Data Management and eCommerce: Where Most Enterprises Go Wrong
The eCommerce market continues to expand at a rapid pace.
In 2016, the global eCommerce market brought in $1.915 trillion. That number is expected to more than double by 2020, climbing to above $4 trillion.
Retailers, banks and other financial service organizations, and many other industries wishing to get as big a slice of that pie as possible may already have established eCommerce engines, but unfortunately it’s not enough to simply enable sales through the internet.
To maximize eCommerce revenues, companies need to build efficient, future-proofed eCommerce engines while simultaneously developing shrewd strategies that allow them to target their customers effectively and keep them engaged and satisfied.
Doing that starts with effective data management
However, to implement eCommerce functionality as quickly as possible, many organizations overlook several critical components of their eCommerce strategies and the data infrastructure powering their quote-to-cash system.
With that in mind, let’s take a look at four most common mistakes enterprises make when it comes to data management and eCommerce.
1. They still rely on legacy tools and technologies
Succeeding in the world of eCommerce requires technology built for eCommerce. Yet according to a recent report, only 36% of organizations are using cloud-based analytics platforms.
Companies can’t expect to achieve amazing eCommerce results when they’re still relying on legacy infrastructure and outdated tools. To capitalize on eCommerce, organizations need to leverage solutions that were designed for the modern world and the Right-Now Economy.
2. Architecture is treated as an afterthought
Imagine a company has just enabled eCommerce on its website using the same database it’s relied on for nearly a decade. For the first several months, the company sees a few sales come in here and there. But for the most part, traffic is low and the database can handle it without any hitches.
All of a sudden, a clever advertisement catches on with customers. Traffic goes through the roof—until the underlying database can’t handle it any longer and the site gets knocked offline.
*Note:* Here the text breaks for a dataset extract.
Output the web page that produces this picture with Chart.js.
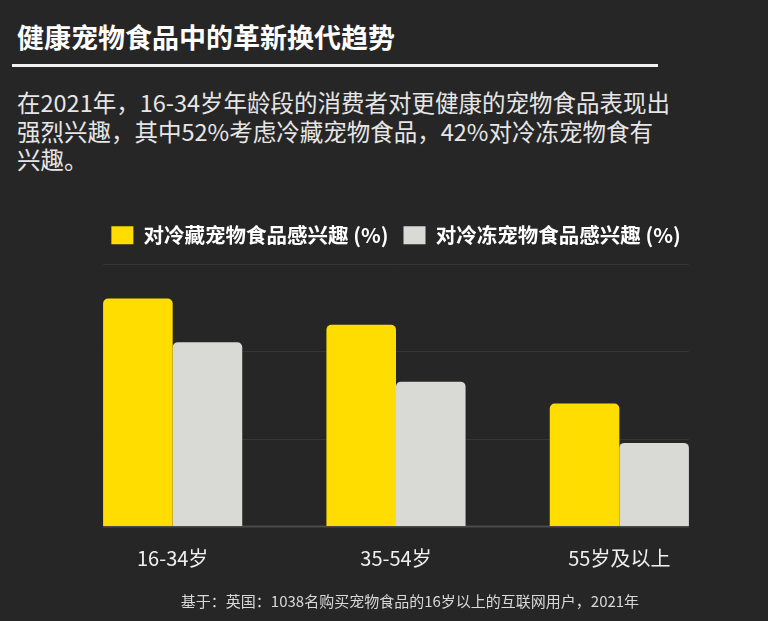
<!DOCTYPE html>
<html>
<head>
<meta charset="utf-8">
<script src="https://cdn.jsdelivr.net/npm/chart.js@4.4.0/dist/chart.umd.min.js"></script>
<style>
  html, body { margin: 0; padding: 0; background: #262626; }
  body { width: 768px; height: 621px; position: relative; overflow: hidden; font-family: "Noto Sans CJK SC", sans-serif; }
  #title { position: absolute; left: 17px; top: 19px; color: #fff; font-size: 27px; font-weight: bold; line-height: 36px; }
  #rule { position: absolute; left: 12px; top: 64px; width: 646px; height: 3px; background: #f2f2f2; }
  #sub { position: absolute; left: 17px; top: 88px; color: #e6e6e6; font-size: 23.5px; line-height: 28.5px; }
  #wrap { position: absolute; left: 0; top: 195px; width: 768px; height: 404px; }
  #foot { position: absolute; left: 110px; width: 600px; top: 591px; text-align: center; color: #d8d8d8; font-size: 15px; line-height: 20px; }
</style>
</head>
<body>
<div id="title">健康宠物食品中的革新换代趋势</div>
<div id="rule"></div>
<div id="sub">在2021年，16-34岁年龄段的消费者对更健康的宠物食品表现出<br>强烈兴趣，其中52%考虑冷藏宠物食品，42%对冷冻宠物食有<br>兴趣。</div>
<div id="wrap"><canvas id="petChart"></canvas></div>
<div id="foot">基于：英国：1038名购买宠物食品的16岁以上的互联网用户，2021年</div>
<script>
var ageGroups = ['16-34岁', '35-54岁', '55岁及以上'];
var chilledValues = [52, 46, 28];
var frozenValues = [42, 33, 19];
var gridValues = [0, 20, 40, 60];

// grid lines only span the bars, not the whole chart area
var gridPlugin = {
  id: 'shortGrid',
  beforeDatasetsDraw: (chart) => {
    const ctx = chart.ctx;
    const y = chart.scales.y;
    let left = Infinity, right = -Infinity;
    chart.getSortedVisibleDatasetMetas().forEach(m => {
      m.data.forEach(b => {
        left = Math.min(left, b.x - b.width / 2);
        right = Math.max(right, b.x + b.width / 2);
      });
    });
    ctx.save();
    gridValues.forEach(v => {
      const py = Math.round(y.getPixelForValue(v)) + 0.5;
      ctx.strokeStyle = v === 0 ? '#4a4a4a' : '#363636';
      ctx.lineWidth = v === 0 ? 2 : 1;
      ctx.beginPath();
      ctx.moveTo(left, py);
      ctx.lineTo(right, py);
      ctx.stroke();
    });
    ctx.restore();
  }
};

// a bit of room under the legend
var legendGap = {
  id: 'legendGap',
  beforeInit: (chart) => {
    const fit = chart.legend.fit;
    chart.legend.fit = function () {
      fit.bind(chart.legend)();
      this.height += 8;
    };
  }
};

var chart = new Chart(document.getElementById('petChart').getContext('2d'), {
  type: 'bar',
  data: {
    labels: ageGroups,
    datasets: [{
      label: '对冷藏宠物食品感兴趣 (%)',
      data: chilledValues,
      backgroundColor: '#FFDD00',
      borderRadius: { topLeft: 5, topRight: 5 },
      borderSkipped: 'bottom'
    }, {
      label: '对冷冻宠物食品感兴趣 (%)',
      data: frozenValues,
      backgroundColor: '#D9D9D6',
      borderRadius: { topLeft: 5, topRight: 5 },
      borderSkipped: 'bottom'
    }]
  },
  plugins: [gridPlugin, legendGap],
  options: {
    responsive: true,
    maintainAspectRatio: false,
    animation: false,
    categoryPercentage: 0.623,
    barPercentage: 1,
    layout: {
      padding: { left: 61, right: 37, top: 15, bottom: 17 }
    },
    plugins: {
      legend: {
        display: true,
        position: 'top',
        fullSize: false,
        labels: {
          color: '#ffffff',
          boxWidth: 22,
          boxHeight: 18,
          padding: 15,
          font: { family: '"Noto Sans CJK SC", sans-serif', size: 20.5, weight: 'bold' }
        }
      },
      tooltip: { enabled: false }
    },
    scales: {
      x: {
        grid: { display: false },
        border: { display: false },
        ticks: {
          color: '#f0f0f0',
          padding: 12,
          font: { family: '"Noto Sans CJK SC", sans-serif', size: 20 }
        }
      },
      y: {
        display: false,
        min: 0,
        max: 60
      }
    }
  }
});
</script>
</body>
</html>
It’s impossible to say how much sales the company missed out on due to inadequate architecture.
In building their eCommerce engines, many companies treat architecture as an afterthought. By taking a proactive approach, however, organizations can increase the chances their sites work properly every single time they’re accessed.
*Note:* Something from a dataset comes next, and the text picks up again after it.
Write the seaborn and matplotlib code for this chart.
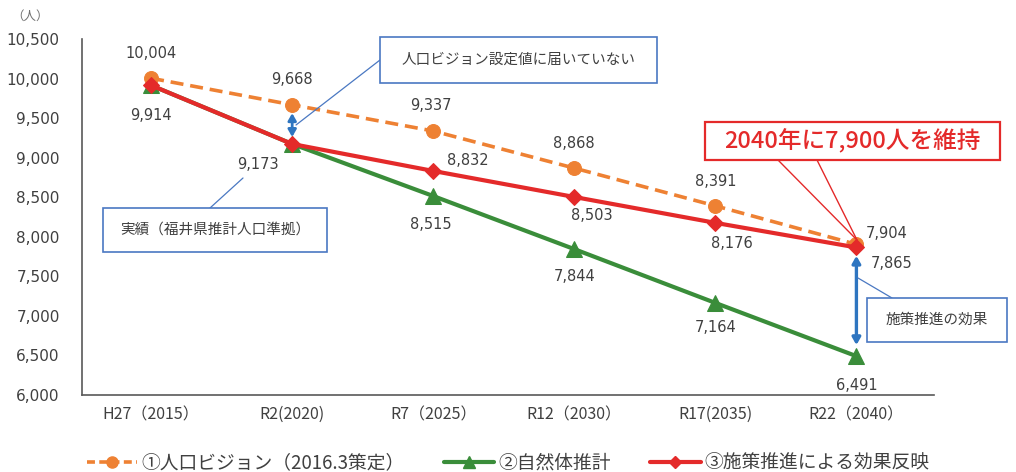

3. Product data isn’t managed as well as it needs to be
Some companies don’t pay as much attention to product data as they ought to.
Poor product content can translate into unfavorable business outcomes. For example, 40% of customers returned an online purchase because product descriptions were inaccurate. What’s more, 30% of customers abandoned their shopping carts for the same reason. Making matters worse, 86% of customers indicate they’d be unlikely to continue supporting a business that had inaccurate product descriptions.
While it might take some time and resources to make sure product data is pristine up front, those investments will likely return significant dividends down the road.
4. They lack visibility into their data
It’s one thing to collect data. It’s quite another thing to be able to analyze it and put it to use effectively.
How can a company serve up personalized customer experiences or real-time insights if they don’t have visibility into their data?
Lacking the right tools and infrastructure, most enterprise still lack full insight into their data, which prevents them from unlocking the true value of their data and maximizing their eCommerce revenue.